On March 1, 1945, as Allied armies were finally rushing through Germany to terminate the war against Hitler, President Roosevelt reported to Congress on his just completed meeting with Soviet Premier Josef Stalin and Churchill at Yalta on the Crimean Peninsula in the Soviet Union.
Roosevelt reiterated that Nazi unconditional surrender meant American-Soviet post-war cooperation in running the affairs of both eastern and western Europe; that “the political and economic problems of any area liberated from Nazi conquest … are a joint responsibility of all three Governments”—the USA, Britain, and the USSR. He insisted that the coming peace should be the end of the failed system of “exclusive alliances, the spheres of influence, the balances of power”—i.e., the old British system of divide-and-rule.

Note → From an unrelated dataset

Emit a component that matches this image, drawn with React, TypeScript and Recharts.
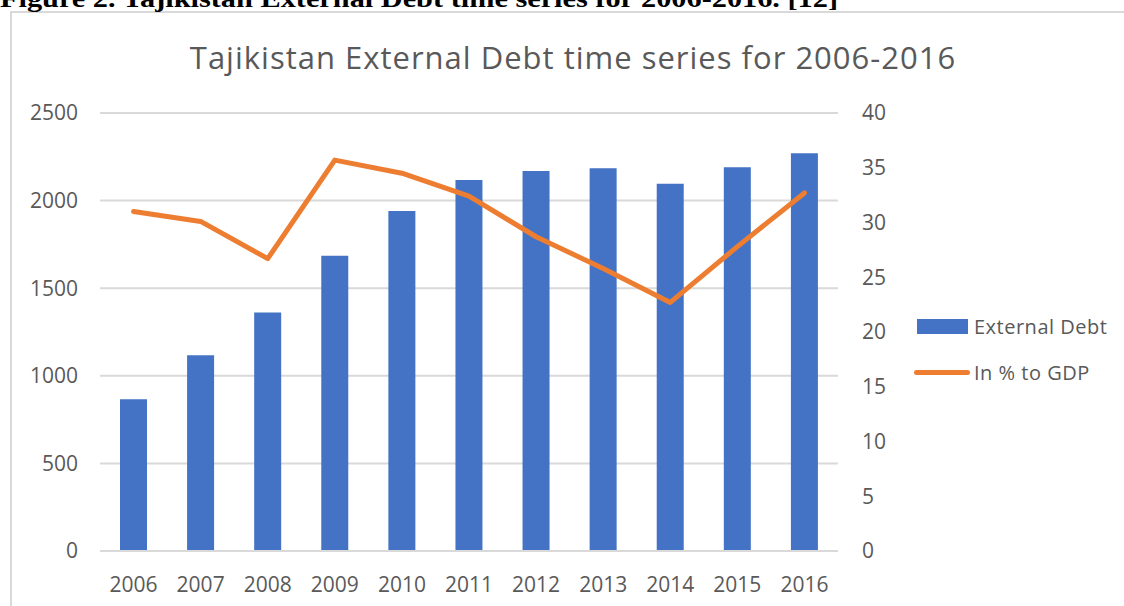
import React from "react";
import { ComposedChart, Bar, Line, XAxis, YAxis, CartesianGrid } from "recharts";

const years = ["2006", "2007", "2008", "2009", "2010", "2011", "2012", "2013", "2014", "2015", "2016"];
const externalDebt = [866, 1117, 1362, 1685, 1940, 2117, 2169, 2184, 2096, 2191, 2270];
const pctGDP = [31.0, 30.1, 26.7, 35.7, 34.5, 32.4, 28.7, 25.8, 22.7, 27.8, 32.7];
const leftTicks = [0, 500, 1000, 1500, 2000, 2500];
const rightTicks = [0, 5, 10, 15, 20, 25, 30, 35, 40];
const seriesNames = ["External Debt", "In % to GDP"];

const data = years.map((y, i) => ({ year: y, debt: externalDebt[i], pct: pctGDP[i] }));

const FONT = "'Open Sans', 'Noto Sans', sans-serif";
const GREY = "#595959";
const BLUE = "#4472C4";
const ORANGE = "#ED7D31";

export default function App() {
  return (
    <div style={{ position: "absolute", left: 0, top: 0, width: 1124, height: 606, overflow: "hidden", background: "#fff" }}>
      <div
        style={{
          position: "absolute",
          left: 10,
          top: 11,
          width: 1200,
          height: 700,
          border: "2px solid #d9d9d9",
          boxSizing: "border-box",
        }}
      />
      <svg width={1124} height={606} style={{ position: "absolute", left: 0, top: 0 }}>
        <text
          x={0}
          y={7}
          style={{ fontFamily: "'Liberation Serif', 'Times New Roman', Times, serif", fontWeight: 700 }}
          fontSize={25}
          fill="#000"
          textLength={838}
          lengthAdjust="spacingAndGlyphs"
        >
          Figure 2. Tajikistan External Debt time series for  2006-2016. [12]
        </text>
        <text
          x={573}
          y={69}
          textAnchor="middle"
          fontFamily={FONT}
          fontSize={31}
          letterSpacing={1}
          fill={GREY}
        >
          Tajikistan External Debt time series for 2006-2016
        </text>
      </svg>
      <div style={{ position: "absolute", left: 0, top: 0 }}>
        <ComposedChart
          width={1124}
          height={606}
          data={data}
          margin={{ top: 113, right: 226, bottom: 15, left: 20 }}
        >
          <CartesianGrid vertical={false} stroke="#d9d9d9" strokeWidth={2} yAxisId="left" />
          <XAxis
            dataKey="year"
            axisLine={{ stroke: "#d9d9d9", strokeWidth: 2 }}
            tickLine={false}
            tickSize={0}
            tickMargin={26}
            height={40}
            tick={{ fontFamily: FONT, fontSize: 21, fill: GREY }}
            interval={0}
          />
          <YAxis
            yAxisId="left"
            orientation="left"
            domain={[0, 2500]}
            ticks={leftTicks}
            width={80}
            axisLine={false}
            tickLine={false}
            tickSize={0}
            tickMargin={22}
            tick={{ fontFamily: FONT, fontSize: 21, fill: GREY }}
          />
          <YAxis
            yAxisId="right"
            orientation="right"
            domain={[0, 40]}
            ticks={rightTicks}
            width={60}
            axisLine={false}
            tickLine={false}
            tickSize={0}
            tickMargin={24}
            tick={{ fontFamily: FONT, fontSize: 21, fill: GREY, textAnchor: "start" }}
          />
          <Bar yAxisId="left" dataKey="debt" name={seriesNames[0]} fill={BLUE} barSize={27} isAnimationActive={false} />
          <Line
            yAxisId="right"
            dataKey="pct"
            name={seriesNames[1]}
            stroke={ORANGE}
            strokeWidth={5}
            strokeLinecap="round"
            strokeLinejoin="round"
            dot={false}
            activeDot={false}
            type="linear"
            isAnimationActive={false}
          />
        </ComposedChart>
      </div>
      <div style={{ position: "absolute", left: 914, top: 314, fontFamily: FONT, fontSize: 20, letterSpacing: 0.5, color: GREY }}>
        <div style={{ display: "flex", alignItems: "center", height: 24 }}>
          <div style={{ width: 51, height: 15, background: BLUE, marginLeft: 3, marginRight: 6 }} />
          <span>{seriesNames[0]}</span>
        </div>
        <div style={{ display: "flex", alignItems: "center", height: 24, marginTop: 22 }}>
          <div style={{ width: 56, height: 5, borderRadius: 3, background: ORANGE, marginRight: 4 }} />
          <span>{seriesNames[1]}</span>
        </div>
      </div>
    </div>
  );
}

But at that moment Dulles had already begun secret negotiations in Bern with German Gen. Karl Wolff, head of the SS forces in Italy, for Britain and the USA to reach a separate peace with Germany, allowing the redeployment of German assets against Russia. On March 13, British commander Harold Alexander sent the American General Lemnitzer (accompanied by British General Terence Airey, an intelligence officer on Alexander’s staff) to Switzerland, to continue these talks. Dulles, Lemnitzer, Airey and Wolff now met repeatedly in Lugano, Switzerland.
These talks came to be known as Operation Sunrise. Dulles and Lemnitzer would gain great notoriety, and applause in London, for this betrayal of their Commander-in-Chief.
Roosevelt was told only what Dulles and the British wanted him to think—that the talks with Gen. Wolff were merely preliminary, to arrange a meeting with Gen. Alexander at his Caserta headquarters to negotiate a surrender.
Soviet Foreign Minister Vyacheslav Molotov sent a letter to the American ambassador in Moscow, Averell Harriman, on March 22, protesting that the Dulles/British meetings had been occurring for two weeks behind the back of the Soviets. From Roosevelt’s reply, it appears the President was not aware that actual negotiations were already under way, on the British premise that World War was to continue indefinitely—now against Russia.